View Case Study →Riviera Social Club
WhatsApp AI assistant reading a live Google Doc knowledge base. Handles 87% of inbound questions with sub-30s response time — zero new tools for staff.
View Case Study →The AI pipeline alone saves us 20+ hours every week. Genuinely remarkable work — and it actually sounds like us, not a robot.
FAQ
Do I need to understand AI to work with you?
No. My job is to translate between AI capabilities and your business problem. You describe the workflow in plain English. I tell you whether it's a good automation candidate and how I'd build it reliably.
How do I know the AI output will be accurate?
We build an eval suite before shipping — test sets of representative inputs with expected outputs. Every pipeline has structured output validation, a human review step for high-stakes decisions, and logging so you can audit every result.
What if the pilot doesn't show ROI?
We stop, and I tell you why in writing. I'd rather lose the Scale engagement than build something that doesn't pay for itself. An honest assessment is part of the deliverable — not a consolation prize.

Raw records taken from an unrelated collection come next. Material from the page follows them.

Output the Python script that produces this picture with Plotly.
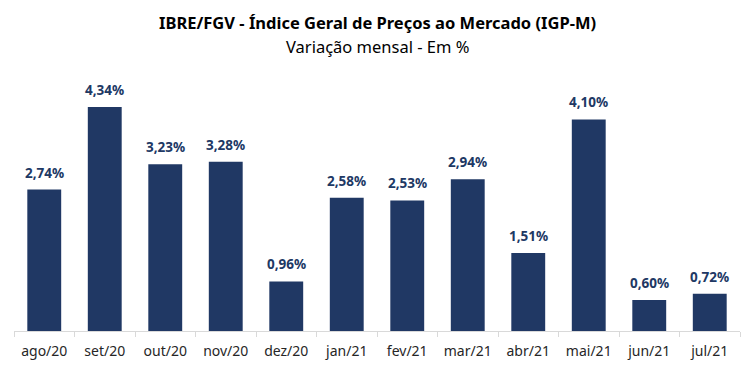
import plotly.graph_objects as go

months = ["ago/20", "set/20", "out/20", "nov/20", "dez/20", "jan/21",
          "fev/21", "mar/21", "abr/21", "mai/21", "jun/21", "jul/21"]
values = [2.74, 4.34, 3.23, 3.28, 0.96, 2.58, 2.53, 2.94, 1.51, 4.10, 0.60, 0.72]
labels = [f"{v:.2f}%".replace(".", ",") for v in values]

title = "IBRE/FGV - Índice Geral de Preços ao Mercado (IGP-M)"
subtitle = "Variação mensal - Em %"

FONT = "Noto Sans, Open Sans, sans-serif"
BAR = "#203864"

# page has an 8px body offset; margins compensate
L, R, T, B = 6, 22, 65, 47
W, H = 754, 370

fig = go.Figure(go.Bar(
    x=months, y=values,
    marker=dict(color=BAR, line=dict(width=0)),
    hoverinfo="x+y",
))

anns = []
for m, v, lab in zip(months, values, labels):
    anns.append(dict(x=m, y=v, xref="x", yref="y", text=f"<b>{lab}</b>",
                     showarrow=False, yanchor="middle", yshift=17,
                     font=dict(family=FONT, size=13.5, color=BAR)))

plot_h = H - T - B
anns.append(dict(text=f"<b>{title}</b>", x=0.5, y=1 + (T - 14) / plot_h,
                 xref="paper", yref="paper", yanchor="middle", showarrow=False,
                 font=dict(family=FONT, size=16.5, color="#000000")))
anns.append(dict(text=subtitle, x=0.5, y=1 + (T - 38) / plot_h,
                 xref="paper", yref="paper", yanchor="middle", showarrow=False,
                 font=dict(family=FONT, size=16.5, color="#000000")))

fig.update_layout(
    width=W, height=H,
    margin=dict(l=L, r=R, t=T, b=B, autoexpand=False),
    paper_bgcolor="white", plot_bgcolor="white",
    bargap=0.44, showlegend=False,
    xaxis=dict(showline=True, linecolor="#d9d9d9", linewidth=1,
               ticks="outside", tickson="boundaries", ticklen=5,
               tickcolor="#d9d9d9", showgrid=False, ticklabelstandoff=7,
               tickfont=dict(family=FONT, size=14, color="#262626")),
    yaxis=dict(range=[0, 5], visible=False, showgrid=False),
    annotations=anns,
)

fig.write_html("out.html")
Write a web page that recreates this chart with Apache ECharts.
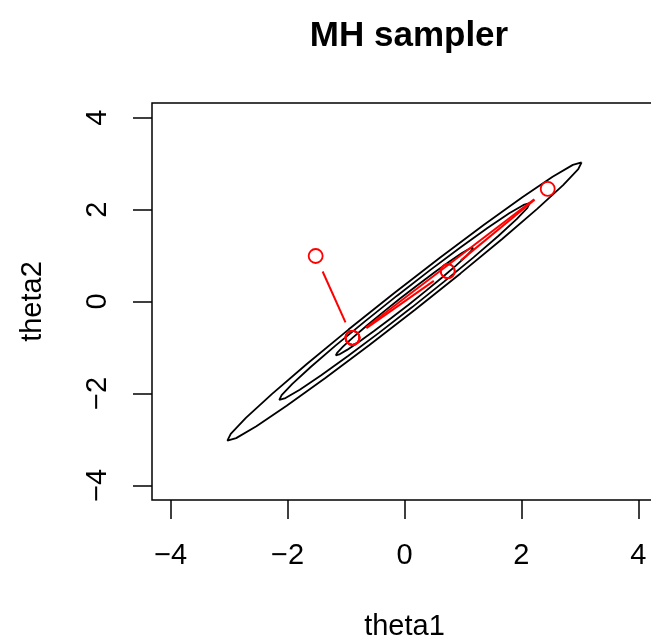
<!DOCTYPE html>
<html>
<head>
<meta charset="utf-8">
<script src="https://cdn.jsdelivr.net/npm/echarts@6/dist/echarts.min.js"></script>
<style>
  html, body { margin: 0; padding: 0; background: #fff; }
  #chart { width: 651px; height: 641px; }
</style>
</head>
<body>
<div id="chart"></div>
<script>
// tick positions shared by both axes
const tickValues = [-4, -2, 0, 2, 4]

// contour lines (50%, 90%, 99% regions)
const contourInner = [
  [1.175, 1.175], [1.117, 1.153], [0.983, 1.053], [0.782, 0.88], [0.527, 0.648], [0.237, 0.371],
  [-0.07, 0.07], [-0.371, -0.237], [-0.648, -0.527], [-0.88, -0.782], [-1.053, -0.983], [-1.153, -1.117],
  [-1.175, -1.175], [-1.117, -1.153], [-0.983, -1.053], [-0.782, -0.88], [-0.527, -0.648], [-0.237, -0.371],
  [0.07, -0.07], [0.371, 0.237], [0.648, 0.527], [0.88, 0.782], [1.053, 0.983], [1.153, 1.117],
  [1.175, 1.175]
]
const contourMiddle = [
  [2.142, 2.142], [2.036, 2.102], [1.792, 1.919], [1.425, 1.605], [0.961, 1.181], [0.432, 0.677],
  [-0.127, 0.127], [-0.677, -0.432], [-1.181, -0.961], [-1.605, -1.425], [-1.919, -1.792], [-2.102, -2.036],
  [-2.142, -2.142], [-2.036, -2.102], [-1.792, -1.919], [-1.425, -1.605], [-0.961, -1.181], [-0.432, -0.677],
  [0.127, -0.127], [0.677, 0.432], [1.181, 0.961], [1.605, 1.425], [1.919, 1.792], [2.102, 2.036],
  [2.142, 2.142]
]
const contourOuter = [
  [3.03, 3.03], [2.88, 2.973], [2.534, 2.714], [2.016, 2.27], [1.36, 1.671], [0.611, 0.958],
  [-0.18, 0.18], [-0.958, -0.611], [-1.671, -1.36], [-2.27, -2.016], [-2.714, -2.534], [-2.973, -2.88],
  [-3.03, -3.03], [-2.88, -2.973], [-2.534, -2.714], [-2.016, -2.27], [-1.36, -1.671], [-0.611, -0.958],
  [0.18, -0.18], [0.958, 0.611], [1.671, 1.36], [2.27, 2.016], [2.714, 2.534], [2.973, 2.88],
  [3.03, 3.03]
]

// MH sampler chain (repeats = rejected proposals)
const mhTheta1 = [-1.52, -0.89, -0.89, -0.89, 2.45, 0.74, 0.74, -0.89]
const mhTheta2 = [0.99, -0.79, -0.79, -0.79, 2.45, 0.66, 0.66, -0.79]

const FONT = '"Liberation Sans", Arial, Helvetica, sans-serif'
const GAP = 17 // px gap between line ends and points, like type = "b"

const chainPoints = mhTheta1.map((x, i) => [x, mhTheta2[i]])
const chainSegments = []
for (let i = 1; i < chainPoints.length; i++) {
  chainSegments.push([...chainPoints[i - 1], ...chainPoints[i]])
}

function minusLabel(v) {
  return v < 0 ? '\u2212' + Math.abs(v) : String(v)
}

function contourSeries(data) {
  return {
    type: 'line',
    data,
    z: 1,
    showSymbol: false,
    smooth: false,
    silent: true,
    lineStyle: { color: '#000', width: 1.8 },
  }
}

const chart = echarts.init(document.getElementById('chart'))

const option = {
  animation: false,
  backgroundColor: '#fff',
  title: {
    text: 'MH sampler',
    left: 404,
    top: 14,
    textAlign: 'center',
    textStyle: { fontFamily: FONT, fontSize: 35, fontWeight: 'bold', color: '#000' },
  },
  grid: {
    left: 152,
    top: 103,
    width: 505,
    height: 397,
    outerBoundsMode: 'none',
    containLabel: false,
    show: true,
    borderColor: '#000',
    borderWidth: 1.5,
    backgroundColor: 'transparent',
  },
  xAxis: {
    type: 'value',
    min: -4.32,
    max: 4.32,
    name: 'theta1',
    nameLocation: 'middle',
    nameGap: 112,
    nameTextStyle: { fontFamily: FONT, fontSize: 29, color: '#000' },
    axisLine: { show: false, onZero: false },
    axisTick: { show: true, customValues: tickValues, length: 19, lineStyle: { color: '#000', width: 1.5 } },
    axisLabel: { customValues: tickValues, margin: 41, fontFamily: FONT, fontSize: 29, color: '#000', formatter: minusLabel },
    splitLine: { show: false },
  },
  yAxis: {
    type: 'value',
    min: -4.32,
    max: 4.32,
    name: 'theta2',
    nameLocation: 'middle',
    nameGap: 105,
    nameTextStyle: { fontFamily: FONT, fontSize: 29, color: '#000' },
    axisLine: { show: false, onZero: false },
    axisTick: { show: true, customValues: tickValues, length: 19, lineStyle: { color: '#000', width: 1.5 } },
    axisLabel: { customValues: tickValues, rotate: 90, margin: 40, fontFamily: FONT, fontSize: 29, color: '#000', formatter: minusLabel },
    splitLine: { show: false },
  },
  series: [
    contourSeries(contourInner),
    contourSeries(contourMiddle),
    contourSeries(contourOuter),
    {
      type: 'custom',
      data: chainSegments,
      encode: { x: [0, 2], y: [1, 3] },
      z: 5,
      silent: true,
      renderItem(params, api) {
        const a = api.coord([api.value(0), api.value(1)])
        const b = api.coord([api.value(2), api.value(3)])
        const dx = b[0] - a[0]
        const dy = b[1] - a[1]
        const len = Math.hypot(dx, dy)
        if (len <= 2 * GAP) return null
        const ux = dx / len
        const uy = dy / len
        return {
          type: 'line',
          shape: {
            x1: a[0] + ux * GAP,
            y1: a[1] + uy * GAP,
            x2: b[0] - ux * GAP,
            y2: b[1] - uy * GAP,
          },
          style: { stroke: '#ff0000', lineWidth: 2 },
        }
      },
    },
    {
      type: 'scatter',
      data: chainPoints,
      z: 6,
      symbol: 'circle',
      symbolSize: 14,
      silent: true,
      itemStyle: { color: 'transparent', borderColor: '#ff0000', borderWidth: 1.8, opacity: 1 },
    },
  ],
}

chart.setOption(option)
</script>
</body>
</html>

Can the AI be trained on our company voice or data?
Yes. For tone and voice, I use few-shot prompting and chain-of-thought techniques that produce output that sounds like your team. For domain knowledge, I use RAG — retrieval from your actual documents — rather than fine-tuning, which is usually overkill and significantly more expensive.
What about data privacy and security?
Every pipeline is architected with data minimisation in mind — we pass only what's necessary to the model. I can work with self-hosted models (Ollama, local inference) for sensitive data, or implement data-at-rest encryption for stored outputs. Exact controls depend on your compliance requirements.
Do you handle AI integrations into existing products?
Yes. If you have an existing product and want to add an AI feature — copilot, autocomplete, document summarisation — I can scope and build the integration. The same pilot-first approach applies: one feature, production-grade, measured before expanding.